I've spent the past week in Chennai visiting my sister and brother in law. During our evenings together we've enjoyed long conversations about all manner of things, reminiscing experiences and memories from the past – often triggered by a comment or something we've heard on the news. Things like "remember that last episode of M*A*S*H? - why was Hawkeye being treated for a breakdown?" or "whatever happend to that young Afghani woman whose picture appeared on the cover of National Geographic?"
As the conversations continuted and the questions arose each of us in the group would use the devices available to begin searching for answers – generally coming up with them very quickly, and helping fuel further questions. i
The experience provides a graphic illustration of how important access to the internet has become in our daily lives – without it, these sorts of conversations, or more importantly, our ability to inform ourselves in a timely and appropriate manner, would not be possible.
The graphic at the top of this post comes from an article in Edudemic titled "how the world really connects to the internet". The opening paragraph in the article reads:
The internet: Not just for first world countries anymore. While high speed, broadband access may be much more ubiquitous in more developed countries, internet infrastructure and broadband connectivity is much more widespread than you may be aware of. Over the last decade, huge strides have been made, meaning many more students across the globe are being connected to the vast network of students, teachers, and the world.
So it's interesting to me to reflect on what's happening back in New Zealand in the lead up to the election, where it seems that the issue of access and connectivity has become the 'hot potato' – particularly in education. Not surprising, as it's been brewing for some time.
Back in 2012 Nikki Kaye championed a cross-party inquiry into 21st Century Learning and Digital Literacy. With all political parties participating in the process and having full access to all of the submissions etc., there was a plethora of information to inform future political agendas, and all of which provided a strong case for improving the level and quality of access to the internet (and the devices for doing so) for all learners.
Since the release of the report of the select committee being released early in 2013 we've seen the release of a report from the 21st Century Learning Reference Group (of which I am a part) which suggests ten priorities for equipping learners with 21st century skills and digital competencies. One of the recommendations reads:
Achieve equitable access to digital devices for every learner: Ensure all learners have access to suitable digital technologies, regardless of location, background, abilities or socio-economic status.

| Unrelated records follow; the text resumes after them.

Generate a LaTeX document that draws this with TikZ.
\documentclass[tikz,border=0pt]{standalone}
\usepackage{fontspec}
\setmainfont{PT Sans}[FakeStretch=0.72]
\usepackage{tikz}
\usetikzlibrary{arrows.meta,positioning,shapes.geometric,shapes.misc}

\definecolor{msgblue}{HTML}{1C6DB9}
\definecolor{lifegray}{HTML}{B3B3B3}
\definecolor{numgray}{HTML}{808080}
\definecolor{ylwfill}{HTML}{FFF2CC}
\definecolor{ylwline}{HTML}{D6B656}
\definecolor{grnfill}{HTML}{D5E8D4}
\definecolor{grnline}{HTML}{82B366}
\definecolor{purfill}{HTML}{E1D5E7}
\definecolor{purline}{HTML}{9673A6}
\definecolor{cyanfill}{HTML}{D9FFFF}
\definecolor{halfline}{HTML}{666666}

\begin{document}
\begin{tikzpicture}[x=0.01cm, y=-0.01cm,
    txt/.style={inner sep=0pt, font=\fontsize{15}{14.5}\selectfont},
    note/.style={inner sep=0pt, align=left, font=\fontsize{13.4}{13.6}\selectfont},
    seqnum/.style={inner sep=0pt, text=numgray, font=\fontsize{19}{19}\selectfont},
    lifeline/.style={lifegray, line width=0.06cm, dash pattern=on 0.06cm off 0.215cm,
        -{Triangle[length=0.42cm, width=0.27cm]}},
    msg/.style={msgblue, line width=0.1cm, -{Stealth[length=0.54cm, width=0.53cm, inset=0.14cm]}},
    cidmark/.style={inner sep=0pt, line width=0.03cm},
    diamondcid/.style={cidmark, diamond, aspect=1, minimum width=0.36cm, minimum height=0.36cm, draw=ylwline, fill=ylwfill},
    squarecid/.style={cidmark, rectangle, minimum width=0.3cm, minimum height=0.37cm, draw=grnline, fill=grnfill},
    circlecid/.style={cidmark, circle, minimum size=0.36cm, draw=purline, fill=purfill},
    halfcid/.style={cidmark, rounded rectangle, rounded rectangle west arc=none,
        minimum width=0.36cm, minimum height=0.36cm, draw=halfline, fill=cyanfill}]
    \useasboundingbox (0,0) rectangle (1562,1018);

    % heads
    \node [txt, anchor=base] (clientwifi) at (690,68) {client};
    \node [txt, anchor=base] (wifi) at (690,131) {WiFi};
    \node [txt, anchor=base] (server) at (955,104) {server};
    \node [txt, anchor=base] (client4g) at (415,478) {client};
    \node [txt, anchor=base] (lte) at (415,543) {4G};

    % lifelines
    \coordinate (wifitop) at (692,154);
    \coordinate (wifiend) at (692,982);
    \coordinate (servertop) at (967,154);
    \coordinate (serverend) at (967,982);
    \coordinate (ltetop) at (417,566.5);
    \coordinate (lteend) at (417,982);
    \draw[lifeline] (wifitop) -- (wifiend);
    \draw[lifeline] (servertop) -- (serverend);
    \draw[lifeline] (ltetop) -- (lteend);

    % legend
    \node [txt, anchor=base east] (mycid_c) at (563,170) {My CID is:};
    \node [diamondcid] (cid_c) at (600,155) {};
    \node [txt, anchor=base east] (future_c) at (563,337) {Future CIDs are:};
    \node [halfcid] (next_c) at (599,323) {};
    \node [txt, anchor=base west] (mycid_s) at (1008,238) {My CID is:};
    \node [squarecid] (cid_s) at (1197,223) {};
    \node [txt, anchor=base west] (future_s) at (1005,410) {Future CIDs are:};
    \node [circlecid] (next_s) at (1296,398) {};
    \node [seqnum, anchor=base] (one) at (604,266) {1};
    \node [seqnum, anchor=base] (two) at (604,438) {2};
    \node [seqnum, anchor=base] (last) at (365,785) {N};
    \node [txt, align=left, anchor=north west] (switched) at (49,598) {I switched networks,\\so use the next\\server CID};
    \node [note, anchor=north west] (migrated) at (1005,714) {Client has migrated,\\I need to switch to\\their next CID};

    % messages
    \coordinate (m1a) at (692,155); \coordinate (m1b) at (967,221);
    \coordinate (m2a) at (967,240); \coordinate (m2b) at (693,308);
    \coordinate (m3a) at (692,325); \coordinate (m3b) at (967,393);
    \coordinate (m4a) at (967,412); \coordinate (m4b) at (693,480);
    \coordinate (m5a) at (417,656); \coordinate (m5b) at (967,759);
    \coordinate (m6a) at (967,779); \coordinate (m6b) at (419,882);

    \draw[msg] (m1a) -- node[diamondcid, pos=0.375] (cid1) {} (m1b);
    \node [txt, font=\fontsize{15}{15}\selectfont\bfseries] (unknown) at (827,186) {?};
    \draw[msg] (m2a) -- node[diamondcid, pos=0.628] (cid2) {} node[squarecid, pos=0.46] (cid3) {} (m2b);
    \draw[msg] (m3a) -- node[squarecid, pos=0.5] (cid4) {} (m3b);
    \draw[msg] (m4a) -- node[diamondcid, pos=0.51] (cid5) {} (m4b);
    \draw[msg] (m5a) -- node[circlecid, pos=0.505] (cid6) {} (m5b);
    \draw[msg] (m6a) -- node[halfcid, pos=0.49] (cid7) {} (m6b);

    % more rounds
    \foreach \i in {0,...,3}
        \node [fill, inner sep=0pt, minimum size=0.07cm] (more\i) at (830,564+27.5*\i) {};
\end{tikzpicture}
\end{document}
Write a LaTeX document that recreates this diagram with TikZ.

Seems like this has now become a key focus of all of the political parties – unfortunately not in the coordinated or cross-party way that we might have hoped for durng the select committee process, but that's politics I guess.
While we wait to see what may happen with the recommendations from the 21st Century Learning Reference group, the National Party have announced a new ICT advisory service for schools.
The Labour Party have identified providing kids with devices as one of their 'hot buttoned school issues', where they propose the provision of subsidised netbook/ laptop for all students to the tune of $120 million.
The Internet Party (not surprisingly as it's their primary focus) has a whole section in their policy on modern schools in which they propose triple the amount of annual ICT funding to state and state-integrated schools.(section 5.2).
So the ball has started rolling, and it looks like support for ICT in education, with an emphasis on connectivity and access, will be one of the things to watch.
All I can say is that I hope, amid all of the political manoeuvering and points scoring, we don't lose sight of the fact that whatever the strategy might be that we don't end up simply changing things for the sake of changing them – or to simply do something different from what the other parties suggest because it's another party.
At the end of the day, what I'm interested in is that all learners in our education system can have the opportunity to do what I was doing with my family, where I was able to use the device(s) available to me to access the information I required as and when required (ubiquity!) to help reinforce and inform my learning.
As the politics of pre-electioneering begins to take effect, let's hope it doesn't cloud (too much) the bigger dream we have for equitable and ubiquitous access – to devices and to the inernet – for all.